Dive Brief:
- Cybercriminals are increasingly using social engineering techniques and artificial intelligence to swindle unsuspecting victims, according to a Visa fraud report released Wednesday.
- Scams were the top form of consumer payment fraud, according to the card network’s Spring 2026 Biannual Threats Report, which analyzed data on both corporate and consumer-level attacks. Visa detected about $1 billion in scam transactions in the latter half of 2025, “making scams the single largest category of consumer payment fraud,” according to a press release that accompanied the report.
- “Fraud is increasingly a problem of behavioral manipulation, ecosystem fragmentation, and accelerated attack cycles enabled by AI,” Visa’s chief risk and client services officer, Paul Fabara, said in the report.
Dive Insight:
Although payment threats are showing signs of slowing, Visa cautioned that fraudsters are exploiting human vulnerabilities and AI to carry out their attacks.
In its report, Visa noted that cybercriminals are using AI to automate their attacks, but the card network also said it is using the technology to block attacks sooner and reduce potential losses.

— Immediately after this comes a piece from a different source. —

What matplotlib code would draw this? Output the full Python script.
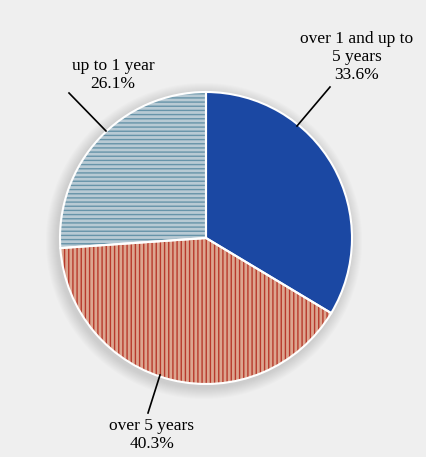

One key lesson: cybersecurity strategies that involve slow-moving patterns and manual review are no match for threat actors using machines, the report said.
“Criminals are increasingly targeting people rather than technology, using deception, urgency and AI-enabled tools to exploit trust,” Fabara said in the press release.
To address that shift toward people will require “continuous innovation at the network level and close collaboration across banks, merchants, policymakers and the broader payments ecosystem,” he said.
Global ransomware attacks jumped 26% from 2024 to 2025, but less than one quarter (23%) of victims paid ransoms to perpetrators, the report said. Many organizations are reluctant to pay ransoms “as victims have learned paying has little effect on whether their sensitive data is leaked to the public,” the release said.
Of the victimized organizations that paid ransoms, the size of payments plunged 66% between July and September 2025 compared to the prior three months, Visa said in the report. A Visa spokesperson declined to provide additional information about ransoms paid.
Along with Visa, other payments insiders have warned that AI is accelerating fraud.
In a report released in March, Nasdaq’s Verafin unit found that the money pilfered worldwide by online criminals increased by 9.2% last year compared to 2024. AI-enabled or tech-assisted scams saw a 19.6% increase in losses to $14.3 billion, according to the report.
As cybercriminals use AI to tweak their techniques, payment companies are under pressure to adopt technology to fight the rising threat.
The companies are “in a situation where you really need AI to fight AI,” according to Matt Vega, the chief fraud strategist at anti-fraud and compliance company Sardine, who spoke about the issue at the Nacha Smarter Faster Payments Conference last month.